John Mclane is brilliantly acted by Bruce Willis, and his main counterpoint in Hans Gruber, acted by Alan Rickman, is done equally well. The banter exhibited between the two main characters is well written and allows us to learn about each man and their methods and motivations without killing the pace. Hans realizes that he was greatly underestimating John, a New York, beat cop detective who immobilizes each of his men single handedly. John learns to fight for his marriage, a stark contrast to his original attitude at the beginning of the film.

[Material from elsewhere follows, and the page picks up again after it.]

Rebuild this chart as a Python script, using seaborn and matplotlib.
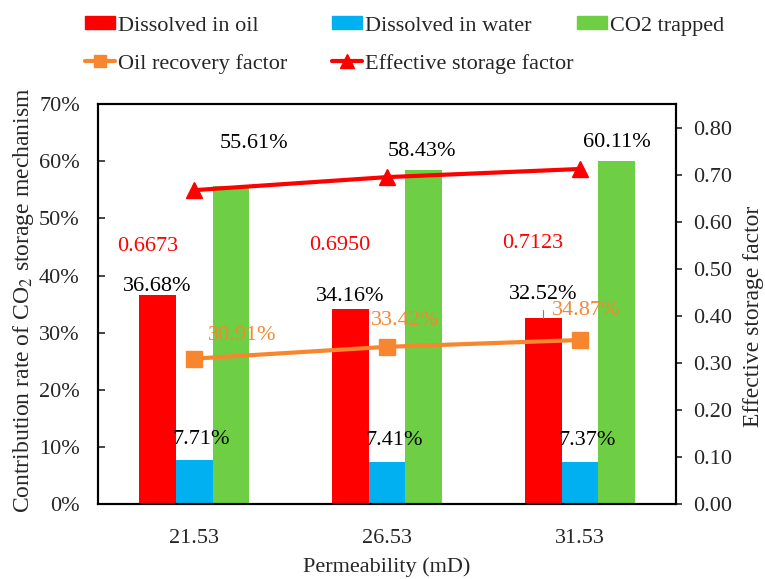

Another neat aspect of the film is the way the directors approached the action scenes. Many movies released in the 80s featured massively muscled men passively shooting down waves of cardboard enemies with a machine gun. However, Die Hard flips this formula on its head and makes the protagonist the one on the back foot. This gives Die Hard a more realistic edge. The explosions are visceral and weighty, and the gunshots rattle bones. When John engages his enemies, he retains any damage taken throughout the entire movie. When he is shot, he stays shot. He is not some kind of superhero, which is reinforced by his refusal to take too many head-on fights with his enemies, instead using stealth and surprise as his preferred methods of engagement and picking his foes off one by one.
Die Hard, I say once again, is the greatest Christmas action movie ever made, with memorable characters who compliment one another brilliantly and an intelligent script that sets up weighty and emotionally satisfying payoffs. If you are looking for an intense, engaging movie, this is the movie for you.